Al salir, la nieve aún estaba blanda y fue toda una invitación para que los niños iniciaran una guerra de bolas de nieve. De hecho, y sorprendentemente, el primero fue Tim, quien recuperando por fin el instinto del juego, propinó un bolazo al Ratón, quien a su vez correteó por la nieve tras lanzarle un proyectil al preso Marley, quien no se inmutó porque estaba demasiado nervioso, con los ojos fijos en la tercera ventana del segundo piso del manicomio, preguntándose cómo estaría Lili. Hasta el farero y la anciana Florita tomaron posiciones en aquella batalla blanca que Ada se tomó muy a pecho aunque, por suerte, consiguieron frenar uno de sus ataques de pánico convenciéndola de que no se trataba de una ofensiva por sorpresa de la flota norteamericana. Incluso Anne y Charles acabaron persiguiéndose alrededor de la ermita hasta que ella se le acercó corriendo sin aliento, calentándose la nariz con una mano incandescente de puro frío.

—Míralos, Charles —le dijo mientras los otros reían excitados—. Tú volverás a tu Londres, con tu bella mujer y tus preciosos hijos. Y aunque ellos se quedarán aquí, les estás dando el mejor regalo de Navidad. ¿No te das cuenta? Vuelven a jugar y a creer que sus vidas tienen sentido. Y eso es gracias a ti. —Charles se sacudió la nieve de la levita y miró hacia otro lado; ella le obligó a mirarla, tomándole de la barbilla—. Pero a la vez te están dando un regalo aún más valioso. Porque cuando estés a punto de abandonar esta vida como tu Ebenezer Scrooge para poner uno de tus zapatos ingleses en la posteridad, no vendrán a tu mente tus novelas, no, ellas no harán que te sientas tan importante, pero estoy segura de que sí pensarás en ellos y en esa criatura a la que ayudaste a cruzar un río.

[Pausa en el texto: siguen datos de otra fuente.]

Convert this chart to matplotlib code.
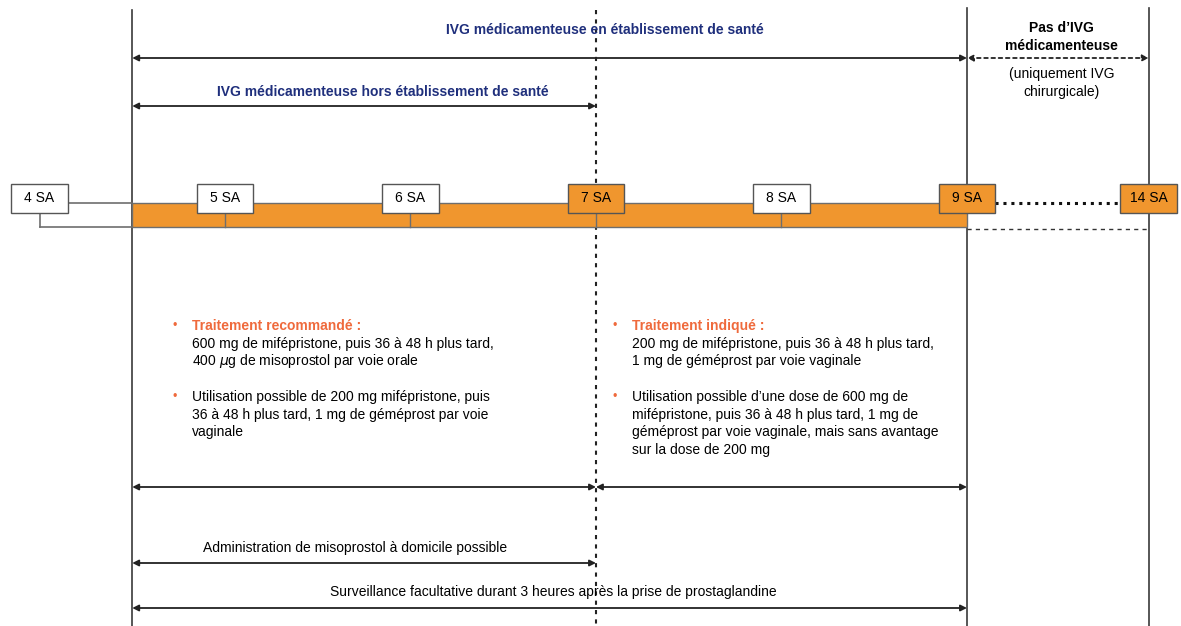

Y alargó su mano hasta rozar la mejilla del escritor, quien por primera vez se había quedado sin palabras. Luego se agarró sus largas faldas blancas para correr de nuevo tras ellos, como un copo más de luminosa nieve.

Poco después, aquella pequeña revuelta vino a ser sofocada por unos cuantos celadores capitaneados por miss Grady, que traía suculentas noticias sobre el futuro de Anne Radcliffe.

Pero llegaron tarde para evitar tanta alegría.

Llegaron tarde para impedir que aquel islote al oeste de la libertad fuera el primer rincón del mundo donde una pequeña sociedad había votado en igualdad. Llegaron tarde para entender por qué aquel gigante negro caminaba con una rama llena de carámbanos sobre su frente y una antorcha encendida a pleno sol, bendiciendo con sus aspersiones de luz a todo el que sintió que lo necesitaba.